● **Given records**

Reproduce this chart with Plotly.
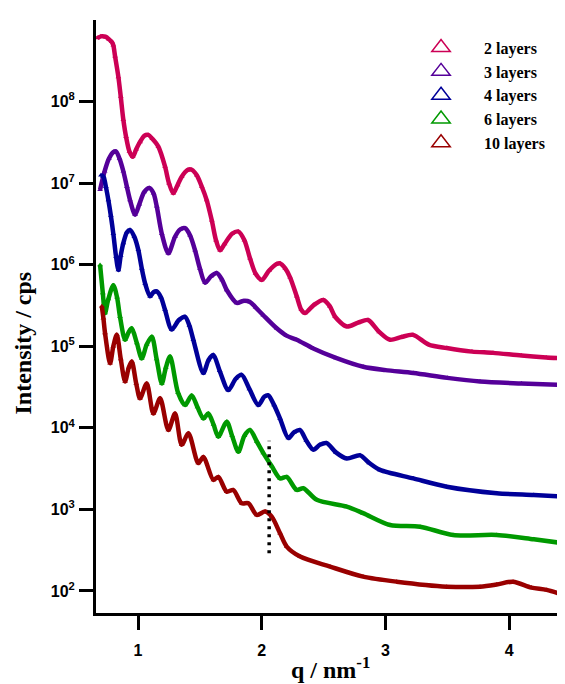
import plotly.graph_objects as go

# ---- data (q in nm^-1, intensity in cps) ----
q_2 = [0.67, 0.70, 0.74, 0.765, 0.787, 0.800, 0.814, 0.841, 0.860, 0.881, 0.903, 0.930, 0.957, 0.985,
       1.016, 1.050, 1.083, 1.115, 1.164, 1.218, 1.250, 1.285, 1.320, 1.353, 1.400, 1.434, 1.475, 1.515,
       1.555, 1.596, 1.630, 1.663, 1.700, 1.760, 1.811, 1.860, 1.905, 1.950, 2.000, 2.060, 2.120, 2.148,
       2.190, 2.229, 2.283, 2.320, 2.350, 2.420, 2.498, 2.550, 2.593, 2.687, 2.780, 2.859, 2.950, 3.037,
       3.130, 3.223, 3.350, 3.496, 3.700, 3.870, 4.100, 4.300, 4.440]
I_2 = [6.0e8, 6.3e8, 6.2e8, 5.8e8, 5.4e8, 4.9e8, 3.6e8, 2.0e8, 1.15e8, 6.0e7, 3.7e7, 2.45e7, 2.1e7, 2.6e7,
       3.2e7, 3.8e7, 3.9e7, 3.5e7, 2.8e7, 1.6e7, 1.0e7, 7.5e6, 9.5e6, 1.2e7, 1.45e7, 1.46e7, 1.25e7, 9.1e6,
       6.2e6, 3.5e6, 2.0e6, 1.5e6, 1.8e6, 2.4e6, 2.55e6, 2.0e6, 1.2e6, 7.8e5, 6.5e5, 8.5e5, 1.02e6, 1.04e6,
       9.0e5, 7.0e5, 4.1e5, 2.8e5, 2.55e5, 3.2e5, 3.7e5, 3.1e5, 2.3e5, 1.75e5, 1.95e5, 2.1e5, 1.5e5, 1.2e5,
       1.3e5, 1.38e5, 1.05e5, 9.5e4, 8.6e4, 8.3e4, 7.7e4, 7.3e4, 7.1e4]

q_3 = [0.693, 0.730, 0.765, 0.800, 0.822, 0.850, 0.881, 0.910, 0.935, 0.976, 1.010, 1.050, 1.091, 1.125,
       1.151, 1.192, 1.245, 1.299, 1.340, 1.380, 1.420, 1.461, 1.500, 1.542, 1.590, 1.636, 1.680, 1.717,
       1.798, 1.850, 1.905, 1.950, 2.013, 2.121, 2.200, 2.283, 2.417, 2.600, 2.821, 3.000, 3.226, 3.500,
       3.765, 4.100, 4.440]
I_3 = [8.3e6, 1.4e7, 2.0e7, 2.4e7, 2.44e7, 2.0e7, 1.4e7, 9.0e6, 6.2e6, 4.1e6, 5.5e6, 7.8e6, 8.7e6, 7.5e6,
       5.2e6, 2.4e6, 1.38e6, 2.2e6, 2.7e6, 2.8e6, 2.3e6, 1.5e6, 9.0e5, 6.0e5, 7.2e5, 7.9e5, 6.5e5, 4.9e5,
       3.4e5, 3.6e5, 3.5e5, 3.0e5, 2.4e5, 1.66e5, 1.35e5, 1.2e5, 9.4e4, 7.2e4, 5.6e4, 5.1e4, 4.7e4, 4.1e4,
       3.7e4, 3.5e4, 3.35e4]

q_4 = [0.700, 0.720, 0.740, 0.760, 0.780, 0.800, 0.822, 0.841, 0.860, 0.881, 0.910, 0.935, 0.970, 1.002,
       1.030, 1.057, 1.097, 1.125, 1.151, 1.185, 1.218, 1.272, 1.330, 1.380, 1.415, 1.447, 1.528, 1.570,
       1.609, 1.660, 1.730, 1.790, 1.838, 1.900, 1.973, 2.020, 2.053, 2.100, 2.148, 2.215, 2.260, 2.310,
       2.360, 2.417, 2.470, 2.525, 2.600, 2.687, 2.795, 2.870, 2.956, 3.226, 3.496, 3.900, 4.200, 4.440]
I_4 = [1.25e7, 1.2e7, 9.0e6, 6.2e6, 4.0e6, 2.4e6, 1.26e6, 8.6e5, 1.3e6, 1.84e6, 2.5e6, 2.67e6, 2.2e6, 1.52e6,
       9.0e5, 5.9e5, 4.1e5, 4.6e5, 4.7e5, 4.0e5, 2.8e5, 1.6e5, 2.1e5, 2.3e5, 1.8e5, 1.2e5, 4.7e4, 6.8e4,
       7.8e4, 5.0e4, 2.9e4, 4.0e4, 4.46e4, 3.0e4, 1.9e4, 2.4e4, 2.5e4, 1.9e4, 1.3e4, 7.5e3, 8.8e3, 9.4e3,
       7.0e3, 5.4e3, 6.2e3, 6.5e3, 5.0e3, 4.2e3, 4.6e3, 3.7e3, 3.05e3, 2.4e3, 1.9e3, 1.58e3, 1.5e3, 1.43e3]

q_6 = [0.693, 0.715, 0.733, 0.760, 0.800, 0.830, 0.854, 0.895, 0.925, 0.949, 0.990, 1.030, 1.070, 1.111,
       1.150, 1.192, 1.225, 1.259, 1.323, 1.380, 1.434, 1.480, 1.528, 1.568, 1.610, 1.649, 1.717, 1.760,
       1.811, 1.860, 1.905, 1.960, 2.013, 2.080, 2.148, 2.202, 2.283, 2.336, 2.445, 2.687, 2.819, 3.037,
       3.280, 3.547, 3.900, 4.200, 4.440]
I_6 = [9.9e5, 4.5e5, 2.55e5, 3.8e5, 5.6e5, 4.0e5, 2.3e5, 1.2e5, 1.5e5, 1.66e5, 1.1e5, 7.1e4, 1.05e5, 1.31e5,
       7.0e4, 3.5e4, 5.5e4, 7.5e4, 2.7e4, 1.9e4, 2.5e4, 1.8e4, 1.3e4, 1.5e4, 1.1e4, 7.8e3, 1.19e4, 8.0e3,
       5.1e3, 8.0e3, 9.4e3, 6.8e3, 4.9e3, 3.4e3, 2.4e3, 2.5e3, 1.73e3, 1.82e3, 1.31e3, 1.08e3, 900, 644,
       614, 486, 486, 430, 385]

q_10 = [0.707, 0.720, 0.733, 0.774, 0.800, 0.828, 0.860, 0.895, 0.925, 0.949, 0.985, 1.016, 1.070, 1.124,
        1.178, 1.245, 1.299, 1.353, 1.407, 1.487, 1.528, 1.609, 1.649, 1.717, 1.770, 1.838, 1.892, 1.960,
        2.027, 2.081, 2.148, 2.202, 2.310, 2.552, 2.819, 3.091, 3.496, 3.765, 3.900, 4.032, 4.180, 4.304, 4.440]
I_10 = [3.1e5, 2.2e5, 1.45e5, 6.2e4, 1.0e5, 1.38e5, 7.0e4, 3.7e4, 5.5e4, 6.5e4, 3.5e4, 2.3e4, 3.5e4, 1.5e4,
        2.3e4, 9.4e3, 1.5e4, 6.2e3, 8.6e3, 3.7e3, 4.4e3, 2.3e3, 2.5e3, 1.65e3, 1.73e3, 1.19e3, 1.19e3, 855,
        940, 815, 510, 350, 264, 199, 150, 130, 113, 113, 120, 130, 110, 103, 89]

marker_q = [2.06, 2.06]
marker_I = [290, 6970]

series_names = ["2 layers", "3 layers", "4 layers", "6 layers", "10 layers"]
series_q = [q_2, q_3, q_4, q_6, q_10]
series_I = [I_2, I_3, I_4, I_6, I_10]
colors = ["#CC0055", "#550099", "#000099", "#009900", "#990000"]

x_ticks = [1, 2, 3, 4]
y_tickvals = [1e2, 1e3, 1e4, 1e5, 1e6, 1e7, 1e8]
y_ticktext = ["<b>10<sup>%d</sup></b>" % e for e in range(2, 9)]

fig = go.Figure()

for name, qs, Is, c in zip(series_names, series_q, series_I, colors):
    fig.add_trace(go.Scatter(
        x=qs, y=Is, mode="lines+markers", name=name, showlegend=False,
        line=dict(color=c, width=4.5, shape="spline", smoothing=0.8),
        marker=dict(symbol="triangle-up", size=5, color=c),
    ))

# dotted vertical marker
fig.add_trace(go.Scatter(
    x=marker_q, y=marker_I, mode="lines", showlegend=False,
    line=dict(color="black", width=3.5, dash="3px,5px"),
))

# legend entries
for name, c in zip(series_names, colors):
    fig.add_trace(go.Scatter(
        x=[None], y=[None], mode="markers", name="<b>%s</b>" % name,
        marker=dict(symbol="triangle-up-open", size=16, color=c, line=dict(color=c, width=1.5)),
    ))

fig.update_layout(
    width=565, height=684,
    margin=dict(l=88, r=8, t=12, b=79),
    plot_bgcolor="white", paper_bgcolor="white",
    font=dict(family="Liberation Sans", color="black"),
    legend=dict(
        x=0.644, y=0.982, xanchor="left", yanchor="top",
        bgcolor="rgba(0,0,0,0)",
        font=dict(family="Liberation Serif", size=16, color="black"),
        itemsizing="trace", itemwidth=76,
    ),
    xaxis=dict(
        range=[0.66, 4.452], tickvals=x_ticks, ticktext=["<b>%d</b>" % t for t in x_ticks],
        showgrid=False, zeroline=False, showline=True, linewidth=3, linecolor="black",
        ticks="outside", ticklen=14, tickwidth=3, tickcolor="black",
        tickfont=dict(family="Liberation Sans", size=16, color="black"),
        ticklabelstandoff=7,
    ),
    yaxis=dict(
        type="log", range=[1.73, 9.0], tickvals=y_tickvals, ticktext=y_ticktext,
        showgrid=False, zeroline=False, showline=True, linewidth=3, linecolor="black",
        ticks="outside", ticklen=14, tickwidth=3, tickcolor="black",
        tickfont=dict(family="Liberation Sans", size=16, color="black"),
        ticklabelstandoff=1,
    ),
    annotations=[
        dict(text="<b>q / nm<sup>-1</sup></b>", xref="paper", yref="paper", x=0.5, y=-0.093,
             xanchor="center", yanchor="middle", showarrow=False,
             font=dict(family="Liberation Serif", size=24, color="black")),
        dict(text="<b>Intensity / cps</b>", xref="paper", yref="paper", x=-0.155, y=0.455,
             xanchor="center", yanchor="middle", textangle=-90, showarrow=False,
             font=dict(family="Liberation Serif", size=24, color="black")),
    ],
)

fig.write_html("out.html")
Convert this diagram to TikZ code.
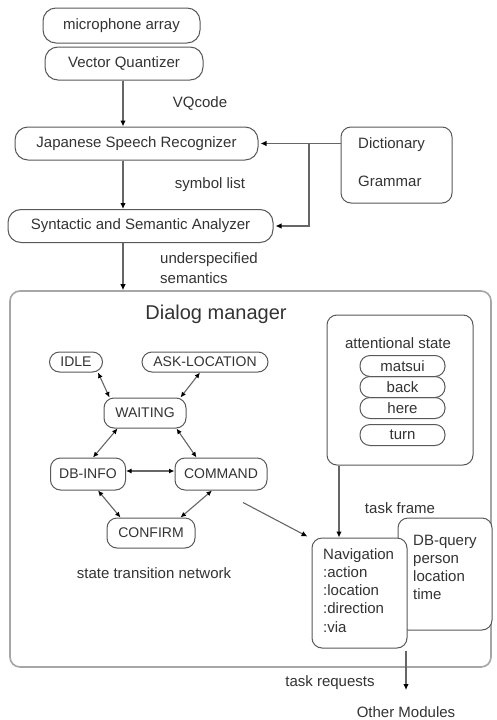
\documentclass[tikz,border=0pt]{standalone}
\usepackage{fontspec}
\setmainfont{Liberation Sans}
\usetikzlibrary{arrows.meta,calc}
\begin{document}
\begin{tikzpicture}[x=1pt,y=-1pt,
  line/.style={draw=black!60, line width=1.1pt},
  arr/.style={line, -{Latex[length=6pt,width=5.5pt,color=black]}},
  darr/.style={line, {Latex[length=5.5pt,width=5pt,color=black]}-{Latex[length=5.5pt,width=5pt,color=black]}},
  pill/.style={draw=black!65, line width=1pt, rounded corners=13pt, inner sep=0pt, font=\fontsize{15}{18}\selectfont, text=black!80},
  statebox/.style={draw=black!65, line width=1pt, rounded corners=10pt, inner sep=0pt, font=\fontsize{14}{16}\selectfont, text=black!80},
  itembox/.style={draw=black!65, line width=1pt, rounded corners=10pt, inner sep=0pt, minimum width=85pt, minimum height=21pt, font=\fontsize{15}{17}\selectfont, text=black!80},
  lbl/.style={font=\fontsize{15}{18}\selectfont, text=black!80, inner sep=0pt},
  panel/.style={draw=black!65, line width=1pt, rounded corners=10pt, inner sep=0pt},
]
\fill[white] (0,0) rectangle (496,720);
\useasboundingbox (0,0) rectangle (496,720);

% top pipeline
\node[pill, minimum width=157pt, minimum height=35pt] (mic) at (121.5,25.5) {microphone array};
\node[pill, minimum width=158pt, minimum height=33pt] (vq) at (124,63.5) {Vector Quantizer};
\node[pill, minimum width=243pt, minimum height=33pt] (jsr) at (136.5,143.5) {Japanese Speech Recognizer};
\node[panel, minimum width=111pt, minimum height=76pt] (dict) at (396.5,165) {};
\node[lbl, anchor=west] (dictt) at (358,145) {Dictionary};
\node[lbl, anchor=west] (gram) at (358,181) {Grammar};
\node[pill, minimum width=265pt, minimum height=33pt] (ssa) at (140.5,226) {Syntactic and Semantic Analyzer};

\node[lbl] (vqc) at (200,103) {VQcode};
\node[lbl] (sym) at (210,185) {symbol list};
\node[lbl, anchor=west, align=left, font=\fontsize{15}{20}\selectfont] (us) at (160,268) {underspecified\\semantics};

% dialog manager
\node[draw=black!35, line width=1.6pt, rounded corners=10pt, minimum width=481pt, minimum height=376pt] (dm) at (250.5,479) {};
\node[font=\fontsize{20}{24}\selectfont, text=black!80, inner sep=0pt] (dmt) at (216,314) {Dialog manager};

\coordinate (c123) at (123,0);
\draw[arr] (vq.south -| c123) -- (jsr.north -| c123);
\draw[arr] (jsr.south -| c123) -- (ssa.north -| c123);
\draw[arr] (ssa.south -| c123) -- (dm.north -| c123);
\coordinate (jx) at (309,0);
\draw[arr, shorten >=2pt] (dict.west |- jsr.east) -- (jsr.east);
\draw[arr, shorten >=2pt] (jx |- jsr.east) -- (jx |- ssa.east) -- (ssa.east);

% states
\node[statebox, minimum width=53pt, minimum height=20pt] (idle) at (76,362) {IDLE};
\node[statebox, minimum width=126pt, minimum height=20pt] (ask) at (205,362) {ASK-LOCATION};
\node[statebox, minimum width=82pt, minimum height=30pt] (wait) at (145,413) {WAITING};
\node[statebox, minimum width=75pt, minimum height=32pt] (dbi) at (88,474) {DB-INFO};
\node[statebox, minimum width=92pt, minimum height=32pt] (cmd) at (221,474) {COMMAND};
\node[statebox, minimum width=88pt, minimum height=30pt] (conf) at (151,533) {CONFIRM};
\node[lbl] (stn) at (154,573) {state transition network};

\draw[darr] ([shift={(-5,0)}]idle.south east) -- ([shift={(6,0)}]wait.north west);
\draw[darr] ([shift={(-5,0)}]ask.south) -- ([shift={(-6,0)}]wait.north east);
\draw[darr] ([shift={(14,0)}]wait.south west) -- ([shift={(5,0)}]dbi.north);
\draw[darr] ([shift={(-10,0)}]wait.south east) -- ([shift={(22,0)}]cmd.north west);
\draw[darr] ([shift={(0,-3)}]dbi.east) -- ([shift={(0,-3)}]cmd.west);
\draw[darr] ([shift={(10,0)}]dbi.south) -- ([shift={(14,0)}]conf.north west);
\draw[darr] ([shift={(-9,0)}]cmd.south) -- ([shift={(-15,0)}]conf.north east);

% attentional state
\node[panel, minimum width=146pt, minimum height=150pt] (att) at (400,390) {};
\node[lbl] (attt) at (398,343) {attentional state};
\node[itembox] (i1) at (402.5,366) {matsui};
\node[itembox] (i2) at (402.5,387) {back};
\node[itembox] (i3) at (402.5,408) {here};
\node[itembox] (i4) at (402.5,435) {turn};

% task frames
\node[panel, fill=white, minimum width=94pt, minimum height=112pt] (dbq) at (445,574) {};
\node[lbl, anchor=north west, align=left, font=\fontsize{15}{18}\selectfont] (dbqt) at (413,535) {DB-query\\person\\location\\time};
\node[panel, fill=white, minimum width=95pt, minimum height=110pt] (nav) at (359.5,593) {};
\node[lbl, anchor=north west, align=left, font=\fontsize{15}{18.25}\selectfont] (navt) at (323,548) {Navigation\\:action\\:location\\:direction\\:via};

\coordinate (tfx) at (339,0);
\draw[arr] (att.south -| tfx) -- (nav.north -| tfx);
\node[lbl] (tf) at (400,508) {task frame};
\draw[arr] ([shift={(22,12)}]cmd.south) -- ([shift={(-4,-1)}]nav.north west);

\coordinate (om) at (406,690);
\draw[arr] ([shift={(0,2)}]nav.south -| om) -- (om);
\node[lbl] (tr) at (330,683) {task requests};
\node[lbl] (omt) at (406,712) {Other Modules};
\end{tikzpicture}
\end{document}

● **Exercise prompt**
Go from the first line of the listing to the line holding "import plotly.graph_objects as go" and, please, transcribe those lines exactly, both included, with no pictures.

● **The answer**
Reproduce this chart with Plotly.
import plotly.graph_objects as go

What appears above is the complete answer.